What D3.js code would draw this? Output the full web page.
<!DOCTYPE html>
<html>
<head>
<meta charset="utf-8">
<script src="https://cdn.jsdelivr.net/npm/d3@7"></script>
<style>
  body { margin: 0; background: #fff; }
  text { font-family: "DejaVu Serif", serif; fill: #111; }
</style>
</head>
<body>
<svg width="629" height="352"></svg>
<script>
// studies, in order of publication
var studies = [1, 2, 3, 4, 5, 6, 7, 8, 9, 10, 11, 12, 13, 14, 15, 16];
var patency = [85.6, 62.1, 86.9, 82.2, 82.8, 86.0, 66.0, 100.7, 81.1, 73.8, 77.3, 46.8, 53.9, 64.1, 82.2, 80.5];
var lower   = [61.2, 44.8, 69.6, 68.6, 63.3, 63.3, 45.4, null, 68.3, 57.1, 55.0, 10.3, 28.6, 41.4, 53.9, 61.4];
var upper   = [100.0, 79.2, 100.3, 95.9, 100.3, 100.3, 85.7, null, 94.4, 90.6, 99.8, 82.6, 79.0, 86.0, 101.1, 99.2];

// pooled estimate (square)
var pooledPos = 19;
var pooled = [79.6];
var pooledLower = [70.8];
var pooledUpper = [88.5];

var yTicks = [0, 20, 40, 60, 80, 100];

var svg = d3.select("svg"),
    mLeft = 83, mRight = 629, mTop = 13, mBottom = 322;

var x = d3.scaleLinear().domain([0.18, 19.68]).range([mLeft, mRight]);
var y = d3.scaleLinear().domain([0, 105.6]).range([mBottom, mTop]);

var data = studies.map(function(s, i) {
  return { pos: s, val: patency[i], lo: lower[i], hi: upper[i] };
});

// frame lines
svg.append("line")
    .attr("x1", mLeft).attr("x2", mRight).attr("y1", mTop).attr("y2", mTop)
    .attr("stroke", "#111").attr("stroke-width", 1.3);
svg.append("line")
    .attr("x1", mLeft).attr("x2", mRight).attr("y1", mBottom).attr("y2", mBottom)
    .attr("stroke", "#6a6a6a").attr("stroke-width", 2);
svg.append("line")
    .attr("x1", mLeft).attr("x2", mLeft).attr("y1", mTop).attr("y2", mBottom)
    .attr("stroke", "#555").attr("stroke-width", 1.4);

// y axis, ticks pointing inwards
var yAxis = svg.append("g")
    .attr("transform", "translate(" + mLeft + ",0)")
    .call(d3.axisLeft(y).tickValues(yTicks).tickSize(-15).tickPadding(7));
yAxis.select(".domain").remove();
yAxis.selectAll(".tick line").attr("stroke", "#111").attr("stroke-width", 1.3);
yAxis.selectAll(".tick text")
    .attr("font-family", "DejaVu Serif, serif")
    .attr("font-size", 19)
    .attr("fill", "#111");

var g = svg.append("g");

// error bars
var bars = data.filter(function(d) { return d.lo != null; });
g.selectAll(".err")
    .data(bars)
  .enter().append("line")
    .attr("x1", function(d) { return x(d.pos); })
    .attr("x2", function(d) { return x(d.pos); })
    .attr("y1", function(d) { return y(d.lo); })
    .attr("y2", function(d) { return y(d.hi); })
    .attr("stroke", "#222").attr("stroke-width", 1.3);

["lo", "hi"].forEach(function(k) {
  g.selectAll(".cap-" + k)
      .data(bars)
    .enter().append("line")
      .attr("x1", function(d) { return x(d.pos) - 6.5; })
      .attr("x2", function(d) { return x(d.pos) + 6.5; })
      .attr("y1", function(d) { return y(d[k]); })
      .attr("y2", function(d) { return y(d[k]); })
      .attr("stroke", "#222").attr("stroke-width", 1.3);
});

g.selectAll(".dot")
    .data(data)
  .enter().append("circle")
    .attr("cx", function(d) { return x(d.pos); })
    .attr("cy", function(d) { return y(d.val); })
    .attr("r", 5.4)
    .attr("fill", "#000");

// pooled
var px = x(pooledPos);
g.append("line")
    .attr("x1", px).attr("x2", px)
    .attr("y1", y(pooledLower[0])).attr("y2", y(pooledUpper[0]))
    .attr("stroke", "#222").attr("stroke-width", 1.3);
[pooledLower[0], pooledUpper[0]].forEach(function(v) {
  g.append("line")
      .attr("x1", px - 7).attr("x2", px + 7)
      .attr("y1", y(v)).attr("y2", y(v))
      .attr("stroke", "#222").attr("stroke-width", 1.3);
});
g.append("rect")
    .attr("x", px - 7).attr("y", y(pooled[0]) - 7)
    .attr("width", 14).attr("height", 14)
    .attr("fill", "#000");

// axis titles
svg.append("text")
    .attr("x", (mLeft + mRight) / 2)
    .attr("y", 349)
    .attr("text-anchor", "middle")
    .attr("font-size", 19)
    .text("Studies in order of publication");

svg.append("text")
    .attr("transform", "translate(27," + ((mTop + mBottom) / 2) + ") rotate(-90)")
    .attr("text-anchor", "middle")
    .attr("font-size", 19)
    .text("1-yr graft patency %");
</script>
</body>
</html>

▸ **WHAT NEEDS TO BE DONE**
Output the lines above verbatim and in full.

▸ **EXERCISE RESPONSE**
What D3.js code would draw this? Output the full web page.
<!DOCTYPE html>
<html>
<head>
<meta charset="utf-8">
<script src="https://cdn.jsdelivr.net/npm/d3@7"></script>
<style>
  body { margin: 0; background: #fff; }
  text { font-family: "DejaVu Serif", serif; fill: #111; }
</style>
</head>
<body>
<svg width="629" height="352"></svg>
<script>
// studies, in order of publication
var studies = [1, 2, 3, 4, 5, 6, 7, 8, 9, 10, 11, 12, 13, 14, 15, 16];
var patency = [85.6, 62.1, 86.9, 82.2, 82.8, 86.0, 66.0, 100.7, 81.1, 73.8, 77.3, 46.8, 53.9, 64.1, 82.2, 80.5];
var lower   = [61.2, 44.8, 69.6, 68.6, 63.3, 63.3, 45.4, null, 68.3, 57.1, 55.0, 10.3, 28.6, 41.4, 53.9, 61.4];
var upper   = [100.0, 79.2, 100.3, 95.9, 100.3, 100.3, 85.7, null, 94.4, 90.6, 99.8, 82.6, 79.0, 86.0, 101.1, 99.2];

// pooled estimate (square)
var pooledPos = 19;
var pooled = [79.6];
var pooledLower = [70.8];
var pooledUpper = [88.5];

var yTicks = [0, 20, 40, 60, 80, 100];

var svg = d3.select("svg"),
    mLeft = 83, mRight = 629, mTop = 13, mBottom = 322;

var x = d3.scaleLinear().domain([0.18, 19.68]).range([mLeft, mRight]);
var y = d3.scaleLinear().domain([0, 105.6]).range([mBottom, mTop]);

var data = studies.map(function(s, i) {
  return { pos: s, val: patency[i], lo: lower[i], hi: upper[i] };
});

// frame lines
svg.append("line")
    .attr("x1", mLeft).attr("x2", mRight).attr("y1", mTop).attr("y2", mTop)
    .attr("stroke", "#111").attr("stroke-width", 1.3);
svg.append("line")
    .attr("x1", mLeft).attr("x2", mRight).attr("y1", mBottom).attr("y2", mBottom)
    .attr("stroke", "#6a6a6a").attr("stroke-width", 2);
svg.append("line")
    .attr("x1", mLeft).attr("x2", mLeft).attr("y1", mTop).attr("y2", mBottom)
    .attr("stroke", "#555").attr("stroke-width", 1.4);

// y axis, ticks pointing inwards
var yAxis = svg.append("g")
    .attr("transform", "translate(" + mLeft + ",0)")
    .call(d3.axisLeft(y).tickValues(yTicks).tickSize(-15).tickPadding(7));
yAxis.select(".domain").remove();
yAxis.selectAll(".tick line").attr("stroke", "#111").attr("stroke-width", 1.3);
yAxis.selectAll(".tick text")
    .attr("font-family", "DejaVu Serif, serif")
    .attr("font-size", 19)
    .attr("fill", "#111");

var g = svg.append("g");

// error bars
var bars = data.filter(function(d) { return d.lo != null; });
g.selectAll(".err")
    .data(bars)
  .enter().append("line")
    .attr("x1", function(d) { return x(d.pos); })
    .attr("x2", function(d) { return x(d.pos); })
    .attr("y1", function(d) { return y(d.lo); })
    .attr("y2", function(d) { return y(d.hi); })
    .attr("stroke", "#222").attr("stroke-width", 1.3);

["lo", "hi"].forEach(function(k) {
  g.selectAll(".cap-" + k)
      .data(bars)
    .enter().append("line")
      .attr("x1", function(d) { return x(d.pos) - 6.5; })
      .attr("x2", function(d) { return x(d.pos) + 6.5; })
      .attr("y1", function(d) { return y(d[k]); })
      .attr("y2", function(d) { return y(d[k]); })
      .attr("stroke", "#222").attr("stroke-width", 1.3);
});

g.selectAll(".dot")
    .data(data)
  .enter().append("circle")
    .attr("cx", function(d) { return x(d.pos); })
    .attr("cy", function(d) { return y(d.val); })
    .attr("r", 5.4)
    .attr("fill", "#000");

// pooled
var px = x(pooledPos);
g.append("line")
    .attr("x1", px).attr("x2", px)
    .attr("y1", y(pooledLower[0])).attr("y2", y(pooledUpper[0]))
    .attr("stroke", "#222").attr("stroke-width", 1.3);
[pooledLower[0], pooledUpper[0]].forEach(function(v) {
  g.append("line")
      .attr("x1", px - 7).attr("x2", px + 7)
      .attr("y1", y(v)).attr("y2", y(v))
      .attr("stroke", "#222").attr("stroke-width", 1.3);
});
g.append("rect")
    .attr("x", px - 7).attr("y", y(pooled[0]) - 7)
    .attr("width", 14).attr("height", 14)
    .attr("fill", "#000");

// axis titles
svg.append("text")
    .attr("x", (mLeft + mRight) / 2)
    .attr("y", 349)
    .attr("text-anchor", "middle")
    .attr("font-size", 19)
    .text("Studies in order of publication");

svg.append("text")
    .attr("transform", "translate(27," + ((mTop + mBottom) / 2) + ") rotate(-90)")
    .attr("text-anchor", "middle")
    .attr("font-size", 19)
    .text("1-yr graft patency %");
</script>
</body>
</html>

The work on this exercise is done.